According to recent estimates from the Ministry of Defence, there are currently around 2.5 million former service personnel living in the UK.
A career in the military – whatever the capacity – is great preparation for whatever challenges and opportunities might be thrown up in later life. Nowhere is this more apparent than in the world of employment; Steve Thornton is a veteran who founded Forces Cars Direct, a business whose ranks are populated by military veterans. He spoke to us about just why exactly veterans make for the best employees.
Attention to Detail
From the meticulous cleaning of boots, through to the operation and maintenance of complex mechanical and/or digital technologies, one thing you’re guaranteed to find within a veteran is a scrupulous – forensic even – approach to whatever they do. The importance of this kind of disciplined rigour can’t be overstated, especially in today’s job market.
Habitual lateness isn’t just infuriating for an employer – it’s costly, too. Employees might think the odd ten minutes here or there won’t make much of a difference in the grand scheme of things, but those minutes of downtime all add up over the course of a year. Asides from anything else, though, tardiness demonstrates an inherent lack of respect from an employee towards their employer.
We’re not saying, of course, that things aren’t occasionally taken out of your own hands – it’s very difficult, for instance, to get to work on time if there’s a twelve-mile logjam on the motorway! But if it becomes a habit, then there’s an issue. Punctuality is an integral part of life in the military; from turning up to parade on time to following battlefield commands to the minute, the idea of lateness just doesn’t compute within the veteran’s mind-set.
Trustworthy and Reliable
Businesses and the military services are in many ways akin to one another (and it’s this likeness, more than anything else, that makes transplanting veterans into business employment a smart move). Both have objectives, clearly defined goals, deadlines and systems. Most businesses have a clear hierarchy, just as the various military services do, with a clear scope of progression.
In other words, veterans are almost certainly more used to the sorts of frameworks and methodologies utilised within businesses as anybody else. In addition to this familiarity, though, is the fact that they’re immensely trustworthy and reliable. Once they’re on your team, so to speak, they’re on your team.

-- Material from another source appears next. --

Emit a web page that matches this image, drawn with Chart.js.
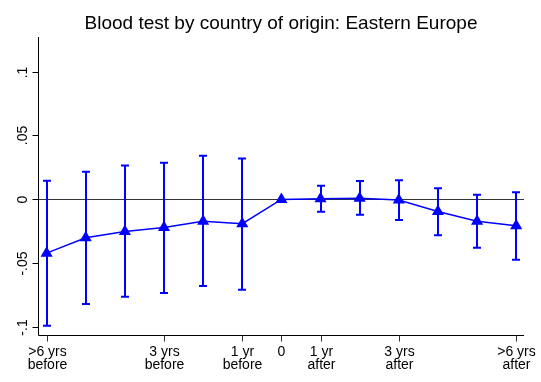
<!DOCTYPE html>
<html>
<head>
<meta charset="utf-8">
<script src="https://cdn.jsdelivr.net/npm/chart.js@4.4.1/dist/chart.umd.min.js"></script>
<style>
  html, body { margin: 0; padding: 0; background: #fff; }
  #wrap { width: 541px; height: 382px; }
</style>
</head>
<body>
<div id="wrap"><canvas id="c" width="541" height="382"></canvas></div>
<script>
// Event-study estimates: blood test, country of origin Eastern Europe
const chartTitle = 'Blood test by country of origin: Eastern Europe';
const periods = [0, 1, 2, 3, 4, 5, 6, 7, 8, 9, 10, 11, 12];
const periodLabels = [
  ['>6 yrs', 'before'], null, null, ['3 yrs', 'before'], null, ['1 yr', 'before'],
  ['0'], ['1 yr', 'after'], null, ['3 yrs', 'after'], null, null, ['>6 yrs', 'after']
];
const coef  = [-0.042, -0.030, -0.025, -0.022, -0.017, -0.019, 0, 0.0005, 0.001, -0.0005, -0.0095, -0.017, -0.0205];
const ciHigh = [0.0146, 0.0216, 0.0266, 0.0286, 0.0341, 0.0320, null, 0.0106, 0.0145, 0.0150, 0.0088, 0.0036, 0.0057];
const ciLow  = [-0.0988, -0.0818, -0.0761, -0.0732, -0.0677, -0.0706, null, -0.0097, -0.0120, -0.0160, -0.0281, -0.0378, -0.0472];
const yTicks = [-0.1, -0.05, 0, 0.05, 0.1];
const yTickText = ['-.1', '-.05', '0', '.05', '.1'];

const BLUE = '#0000ff';
const FONT = '"Liberation Sans", Arial, sans-serif';

// Axes, zero reference line, confidence-interval caps and title
const stataLook = {
  id: 'stataLook',
  beforeDatasetsDraw(chart) {
    const { ctx, chartArea: a, scales: { x, y } } = chart;
    ctx.save();
    // zero line
    const y0 = Math.round(y.getPixelForValue(0)) + 0.5;
    ctx.strokeStyle = '#333333';
    ctx.lineWidth = 1;
    ctx.beginPath();
    ctx.moveTo(a.left, y0);
    ctx.lineTo(a.right, y0);
    ctx.stroke();
    // confidence intervals
    ctx.strokeStyle = BLUE;
    ctx.lineWidth = 2;
    periods.forEach((p, i) => {
      if (ciHigh[i] == null || ciLow[i] == null) return;
      const px = Math.round(x.getPixelForValue(p));
      const top = y.getPixelForValue(ciHigh[i]);
      const bot = y.getPixelForValue(ciLow[i]);
      ctx.beginPath();
      ctx.moveTo(px, top); ctx.lineTo(px, bot);
      ctx.moveTo(px - 4, top); ctx.lineTo(px + 4, top);
      ctx.moveTo(px - 4, bot); ctx.lineTo(px + 4, bot);
      ctx.stroke();
    });
    ctx.restore();
  },
  afterDraw(chart) {
    const { ctx, chartArea: a, scales: { x, y } } = chart;
    ctx.save();
    const left = Math.round(a.left) + 0.5;
    const bottom = Math.round(a.bottom) + 0.5;
    ctx.strokeStyle = '#000';
    ctx.lineWidth = 1;
    ctx.beginPath();
    ctx.moveTo(left, a.top);
    ctx.lineTo(left, bottom);
    ctx.lineTo(a.right, bottom);
    ctx.stroke();

    // y ticks and rotated labels
    ctx.fillStyle = '#000';
    ctx.font = '14px ' + FONT;
    ctx.textAlign = 'center';
    ctx.textBaseline = 'middle';
    yTicks.forEach((v, i) => {
      const py = Math.round(y.getPixelForValue(v)) + 0.5;
      ctx.beginPath();
      ctx.moveTo(left - 6, py); ctx.lineTo(left, py);
      ctx.stroke();
      ctx.save();
      ctx.translate(23, py);
      ctx.rotate(-Math.PI / 2);
      ctx.fillText(yTickText[i], 0, 0);
      ctx.restore();
    });

    // x ticks and two-line labels
    ctx.strokeStyle = '#333';
    periods.forEach((p, i) => {
      const lab = periodLabels[i];
      if (!lab) return;
      const px = Math.round(x.getPixelForValue(p)) + 0.5;
      ctx.beginPath();
      ctx.moveTo(px, bottom); ctx.lineTo(px, bottom + 6);
      ctx.stroke();
      lab.forEach((t, k) => ctx.fillText(t, px, 352 + k * 13));
    });

    // title
    ctx.font = '19px ' + FONT;
    ctx.textBaseline = 'alphabetic';
    ctx.fillText(chartTitle, (a.left + a.right) / 2, 29);
    ctx.restore();
  }
};

new Chart(document.getElementById('c'), {
  type: 'line',
  data: {
    datasets: [{
      data: periods.map((p, i) => ({ x: p, y: coef[i] })),
      borderColor: BLUE,
      backgroundColor: BLUE,
      borderWidth: 1.5,
      pointStyle: 'triangle',
      pointRadius: 7,
      pointBorderWidth: 0,
      pointBackgroundColor: BLUE,
      tension: 0
    }]
  },
  options: {
    responsive: false,
    animation: false,
    devicePixelRatio: 1,
    layout: { padding: { left: 38, top: 37, right: 17, bottom: 47 } },
    plugins: { legend: { display: false }, title: { display: false }, tooltip: { enabled: false } },
    scales: {
      x: { type: 'linear', display: false, min: -0.22, max: 12.2 },
      y: { type: 'linear', display: false, min: -0.106, max: 0.127 }
    }
  },
  plugins: [stataLook]
});
</script>
</body>
</html>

Whether it be the ability to manage a crisis both calmly and appropriately, or the wherewithal to display leadership qualities when needed, the independence and clarity of thought instilled within the military is unparalleled. Beyond any initial teaching and on-boarding, you don’t necessarily want to be spending your time ‘hand-holding’ new employees. Military personnel are used to having to pick things up quickly, effectively and efficiently, and that’s a skillset that doesn’t just disappear once their service is finished.
Sometimes, things go wrong, and there’s no getting around that. Much though we’d like it to be the case, we don’t live in a world where things run smoothly one hundred percent of the time. What’s most helpful (or, least damaging, depending on the way you prefer to look at it…) in these situations is that those responsible for their mistakes admit as much, and do so as quickly as possible.
If a veteran under your employment does happen to get something wrong – whether major or minor – you can rest assured that they’ll own up to the fact straight away. This level of accountability and honesty isn’t a given in today’s world, and that makes veterans the better employees for it.